The anxiety she felt at the time for the unknown likely led to her ability to recall information from more than sixty years ago. The travel path and vessel name were the only information available to Mrs. Kim, and the anxiety she felt made sure the information was absolutely unforgettable. They were essentially labels in her own Ariadne's Thread for finding her way back home.
Two additional interviews were conducted after the initial session. Mrs. Kim never turned down an interview and fully disclosed everything she remembered. She was fully cooperative in every interview. However, the glimpses of pain in her stories were sometimes difficult for me to process. Mrs. Kim believed that her testimony would assist in former comfort women receiving a formal apology and reparations from the Japanese government. She also had an expectation of receiving some form of reparation for her economic benefit. On a few occasions, she asked whether her contributions would result in reparations.
However, Hwa-ja Kim does not wish for a formal apology and reparations purely for self-interest. Although she certainly would benefit from a restoration of her tarnished reputation and reparations would alleviate her economic instability, Mrs. Kim primarily wants to help her adopted son who has suffered economically since the Asian financial crisis in 1997. She has continued to send part of her earnings to her son throughout the years, and in 2001 she started providing financial assistance to her granddaughter who has been preparing to take a university entrance exam. However, Mrs. Kim desires to do more to provide for her son. She believes that reparations from the Japanese government will alleviate her son’s dire financial situation. Mrs. Kim has always viewed her adopted son as anything but adopted. There was a great sense of pride in Mrs. Kim as she pointed to a black and white picture of her son and said, ‘That’s my boy.’ That sense of pride provides Mrs. Kim with the strength to persevere. Mrs. Kim firmly believes that her son is the only person left upon whom she can rely.
Hwa-ja Kim has refused all requests for television appearances and interviews in the mass media primarily due to her love and respect for her son. She refused any requests in which her face and name would be exposed to the public. The research team had to ensure her that her privacy would be respected in this book. At one point in the initial interview, she created the alias that is used in this book. Mrs.
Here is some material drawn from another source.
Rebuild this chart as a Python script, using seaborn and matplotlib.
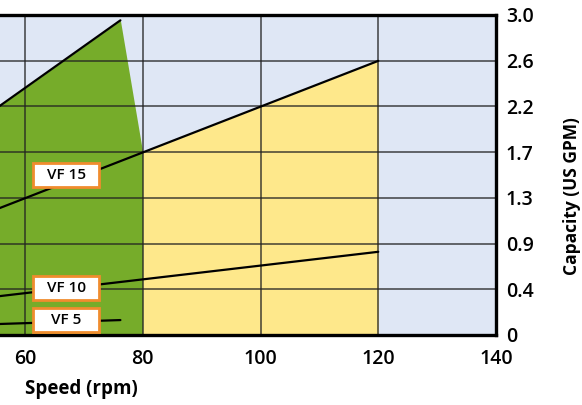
import matplotlib
matplotlib.use("Agg")
import matplotlib.pyplot as plt
from matplotlib.patches import Rectangle
import seaborn as sns
import pandas as pd

# ---- data ----
x_left, x_right = 55.75, 140
y_max = 3.0
x_ticks = [60, 80, 100, 120, 140]
y_ticks = [3.0 * i / 7 for i in range(8)]
y_tick_labels = ["0", "0.4", "0.9", "1.3", "1.7", "2.2", "2.6", "3.0"]

vf25_speed = [55.0, 76.2]
vf25_cap = [2.12, 2.95]
green_speed = [55.0, 76.2, 80]
green_cap = [2.12, 2.95, 1.71]
yellow_speed = [80, 120]
yellow_cap = [1.71, 2.57]
vf15_speed = [55.0, 120]
vf15_cap = [1.175, 2.57]
vf10_speed = [55.0, 120]
vf10_cap = [0.36, 0.78]
vf5_speed = [55.0, 76.2]
vf5_cap = [0.102, 0.14]

labels = ["VF 15", "VF 10", "VF 5"]
label_x = [67.0, 67.0, 67.0]
label_y = [1.50, 0.445, 0.14]

# ---- style ----
sns.set_theme(style="white")
plt.rcParams["font.family"] = ["Open Sans", "DejaVu Sans"]
plt.rcParams["text.color"] = "black"

BG = "#dfe7f5"
GREEN = "#76ac2a"
YELLOW = "#fee88b"
ORANGE = "#f08c2e"

fig = plt.figure(figsize=(5.82, 4.05), dpi=100)
ax = fig.add_axes([0.0, 1 - 335 / 405, 496 / 582, 320 / 405])
ax.set_facecolor(BG)

ax.fill_between(green_speed, 0, green_cap, color=GREEN, linewidth=0, zorder=1)
ax.fill_between(yellow_speed, 0, yellow_cap, color=YELLOW, linewidth=0, zorder=1)

for xs, ys in [(vf25_speed, vf25_cap), (vf15_speed, vf15_cap),
               (vf10_speed, vf10_cap), (vf5_speed, vf5_cap)]:
    df = pd.DataFrame({"speed": xs, "cap": ys})
    sns.lineplot(data=df, x="speed", y="cap", ax=ax, color="black",
                 linewidth=1.6, zorder=4, legend=False)

ax.set_xlim(x_left, x_right)
ax.set_ylim(0, y_max)
ax.set_xticks(x_ticks)
ax.set_xticklabels([str(v) for v in x_ticks])
ax.set_yticks(y_ticks)
ax.set_yticklabels(y_tick_labels)
ax.yaxis.tick_right()
ax.yaxis.set_label_position("right")
ax.tick_params(axis="both", length=0, labelsize=14, colors="black")
ax.tick_params(axis="x", pad=10)
ax.tick_params(axis="y", pad=7)
for lab in ax.get_xticklabels() + ax.get_yticklabels():
    lab.set_fontweight("semibold")

ax.grid(True, color="#222222", linewidth=1.1, alpha=0.85)
for gl in ax.get_xgridlines() + ax.get_ygridlines():
    gl.set_zorder(2)
ax.set_axisbelow(False)

for side in ["top", "bottom", "right"]:
    ax.spines[side].set_visible(True)
    ax.spines[side].set_color("black")
    ax.spines[side].set_linewidth(2.4)
    ax.spines[side].set_zorder(6)
ax.spines["left"].set_visible(False)

ax.set_xlabel("")
ax.set_ylabel("")

# label boxes
box_w = 66 / 5.875
box_h = 24 / (320 / 3.0)
for t, lx, ly in zip(labels, label_x, label_y):
    ax.add_patch(Rectangle((lx - box_w / 2, ly - box_h / 2), box_w, box_h,
                           facecolor="white", edgecolor=ORANGE, linewidth=2.0,
                           zorder=7))
    ax.text(lx, ly, t, ha="center", va="center", fontsize=11,
            fontweight="semibold", color="black", zorder=8)

fig.text(25 / 582, 1 - 389 / 405, "Speed (rpm)", ha="left", va="center",
         fontsize=13.5, fontweight="bold", color="black")
fig.text(572 / 582, 1 - 196 / 405, "Capacity (US GPM)", ha="center",
         va="center", rotation=90, fontsize=12.5, fontweight="bold",
         color="black")

fig.savefig("out.png", dpi=100)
Kim’s alias would serve to shield her from the painful memories of comfort station life that are still fresh in her mind to this day.
She reiterated her desire to use an alias during the final interview. Although I ensured Mrs. Kim that her true identity would not be revealed, it was clear that she would never feel quite at ease for fear of her friends or family discovering her deepest secrets. She was absolutely adamant that her son, granddaughter, and other family members did not know the truth be protected from any possible repercussions that may arise from her being exposed as a former comfort woman for the Japanese military. Mrs. Kim introduced me as a volunteer for the elderly to the neighborhood residents. I was reminded just how difficult it must be for former comfort women to divulge the secrets of their past. For her courage to re-live the painful memories of her past, I can only promise Mrs. Kim that her secrets will be forever safe with me.